Set task: Without the pictures, write out all the lines below exactly as they appear.

Available data:
• • • •
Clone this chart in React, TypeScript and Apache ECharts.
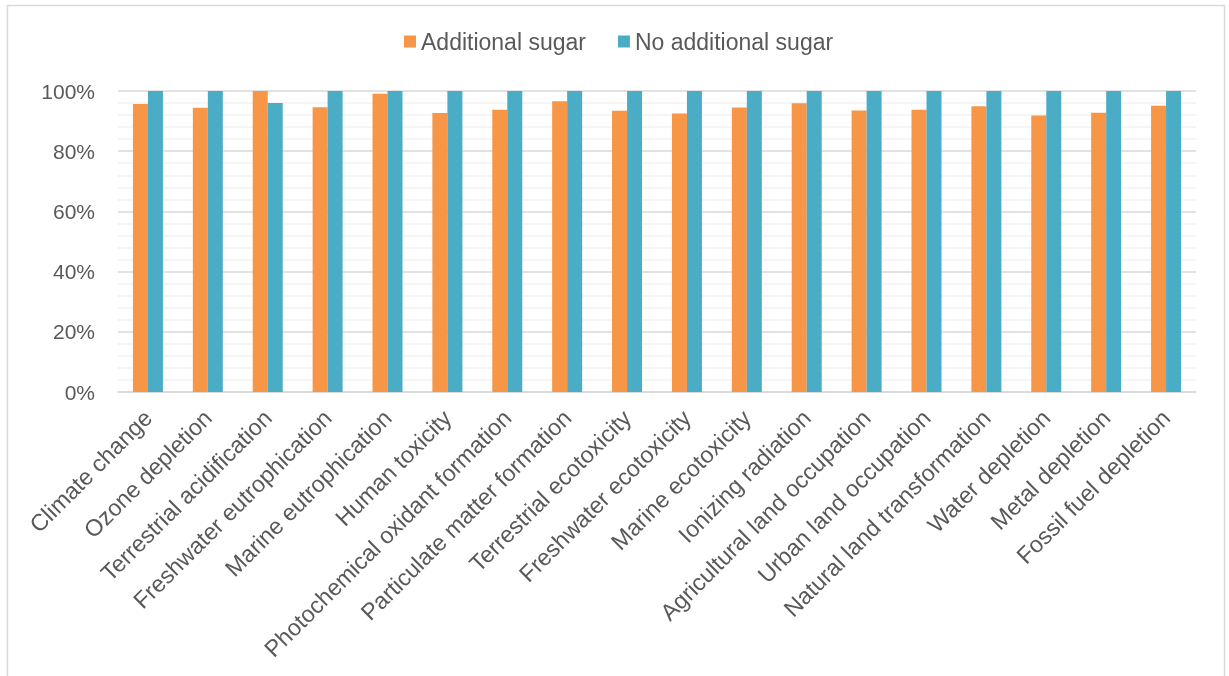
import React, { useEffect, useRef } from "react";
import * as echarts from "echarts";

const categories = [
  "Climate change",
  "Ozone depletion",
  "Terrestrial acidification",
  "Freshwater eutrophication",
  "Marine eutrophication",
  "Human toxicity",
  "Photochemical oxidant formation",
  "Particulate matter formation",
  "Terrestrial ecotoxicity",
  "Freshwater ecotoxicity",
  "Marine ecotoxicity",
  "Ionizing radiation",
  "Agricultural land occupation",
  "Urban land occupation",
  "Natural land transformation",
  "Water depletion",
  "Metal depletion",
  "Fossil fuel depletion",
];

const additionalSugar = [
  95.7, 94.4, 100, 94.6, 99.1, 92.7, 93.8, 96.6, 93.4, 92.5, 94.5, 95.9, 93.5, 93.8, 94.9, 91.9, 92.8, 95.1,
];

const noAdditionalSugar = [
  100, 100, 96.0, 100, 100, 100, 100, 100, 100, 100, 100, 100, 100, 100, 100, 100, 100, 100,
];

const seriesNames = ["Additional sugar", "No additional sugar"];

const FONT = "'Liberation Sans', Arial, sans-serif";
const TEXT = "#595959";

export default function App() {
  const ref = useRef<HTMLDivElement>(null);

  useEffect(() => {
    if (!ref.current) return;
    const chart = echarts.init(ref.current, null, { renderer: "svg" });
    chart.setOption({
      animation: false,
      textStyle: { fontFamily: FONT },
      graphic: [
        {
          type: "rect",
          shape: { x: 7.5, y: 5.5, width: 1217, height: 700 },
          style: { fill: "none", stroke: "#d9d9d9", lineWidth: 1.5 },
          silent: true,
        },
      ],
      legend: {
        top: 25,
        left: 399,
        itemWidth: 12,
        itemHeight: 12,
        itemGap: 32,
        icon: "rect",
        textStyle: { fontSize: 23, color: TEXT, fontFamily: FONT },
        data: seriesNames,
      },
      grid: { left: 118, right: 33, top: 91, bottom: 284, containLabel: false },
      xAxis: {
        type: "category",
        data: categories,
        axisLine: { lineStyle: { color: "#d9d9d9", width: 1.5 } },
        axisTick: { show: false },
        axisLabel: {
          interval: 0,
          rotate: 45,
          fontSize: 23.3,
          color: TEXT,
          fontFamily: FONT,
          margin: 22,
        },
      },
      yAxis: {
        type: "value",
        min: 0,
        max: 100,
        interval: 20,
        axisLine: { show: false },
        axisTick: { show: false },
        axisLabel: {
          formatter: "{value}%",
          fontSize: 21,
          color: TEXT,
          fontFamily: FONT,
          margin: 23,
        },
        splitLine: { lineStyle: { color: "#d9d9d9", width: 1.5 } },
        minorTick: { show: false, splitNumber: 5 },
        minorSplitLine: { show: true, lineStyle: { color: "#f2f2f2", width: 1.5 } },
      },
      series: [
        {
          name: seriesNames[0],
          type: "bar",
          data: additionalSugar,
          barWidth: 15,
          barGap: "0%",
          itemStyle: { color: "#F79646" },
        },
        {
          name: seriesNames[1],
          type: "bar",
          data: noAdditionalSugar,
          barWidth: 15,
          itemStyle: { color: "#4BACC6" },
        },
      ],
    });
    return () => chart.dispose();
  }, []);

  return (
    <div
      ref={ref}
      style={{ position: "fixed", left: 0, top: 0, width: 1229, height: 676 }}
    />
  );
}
• • • •
Result of the exercise:
Clone this chart in React, TypeScript and Apache ECharts.
import React, { useEffect, useRef } from "react";
import * as echarts from "echarts";

const categories = [
  "Climate change",
  "Ozone depletion",
  "Terrestrial acidification",
  "Freshwater eutrophication",
  "Marine eutrophication",
  "Human toxicity",
  "Photochemical oxidant formation",
  "Particulate matter formation",
  "Terrestrial ecotoxicity",
  "Freshwater ecotoxicity",
  "Marine ecotoxicity",
  "Ionizing radiation",
  "Agricultural land occupation",
  "Urban land occupation",
  "Natural land transformation",
  "Water depletion",
  "Metal depletion",
  "Fossil fuel depletion",
];

const additionalSugar = [
  95.7, 94.4, 100, 94.6, 99.1, 92.7, 93.8, 96.6, 93.4, 92.5, 94.5, 95.9, 93.5, 93.8, 94.9, 91.9, 92.8, 95.1,
];

const noAdditionalSugar = [
  100, 100, 96.0, 100, 100, 100, 100, 100, 100, 100, 100, 100, 100, 100, 100, 100, 100, 100,
];

const seriesNames = ["Additional sugar", "No additional sugar"];

const FONT = "'Liberation Sans', Arial, sans-serif";
const TEXT = "#595959";

export default function App() {
  const ref = useRef<HTMLDivElement>(null);

  useEffect(() => {
    if (!ref.current) return;
    const chart = echarts.init(ref.current, null, { renderer: "svg" });
    chart.setOption({
      animation: false,
      textStyle: { fontFamily: FONT },
      graphic: [
        {
          type: "rect",
          shape: { x: 7.5, y: 5.5, width: 1217, height: 700 },
          style: { fill: "none", stroke: "#d9d9d9", lineWidth: 1.5 },
          silent: true,
        },
      ],
      legend: {
        top: 25,
        left: 399,
        itemWidth: 12,
        itemHeight: 12,
        itemGap: 32,
        icon: "rect",
        textStyle: { fontSize: 23, color: TEXT, fontFamily: FONT },
        data: seriesNames,
      },
      grid: { left: 118, right: 33, top: 91, bottom: 284, containLabel: false },
      xAxis: {
        type: "category",
        data: categories,
        axisLine: { lineStyle: { color: "#d9d9d9", width: 1.5 } },
        axisTick: { show: false },
        axisLabel: {
          interval: 0,
          rotate: 45,
          fontSize: 23.3,
          color: TEXT,
          fontFamily: FONT,
          margin: 22,
        },
      },
      yAxis: {
        type: "value",
        min: 0,
        max: 100,
        interval: 20,
        axisLine: { show: false },
        axisTick: { show: false },
        axisLabel: {
          formatter: "{value}%",
          fontSize: 21,
          color: TEXT,
          fontFamily: FONT,
          margin: 23,
        },
        splitLine: { lineStyle: { color: "#d9d9d9", width: 1.5 } },
        minorTick: { show: false, splitNumber: 5 },
        minorSplitLine: { show: true, lineStyle: { color: "#f2f2f2", width: 1.5 } },
      },
      series: [
        {
          name: seriesNames[0],
          type: "bar",
          data: additionalSugar,
          barWidth: 15,
          barGap: "0%",
          itemStyle: { color: "#F79646" },
        },
        {
          name: seriesNames[1],
          type: "bar",
          data: noAdditionalSugar,
          barWidth: 15,
          itemStyle: { color: "#4BACC6" },
        },
      ],
    });
    return () => chart.dispose();
  }, []);

  return (
    <div
      ref={ref}
      style={{ position: "fixed", left: 0, top: 0, width: 1229, height: 676 }}
    />
  );
}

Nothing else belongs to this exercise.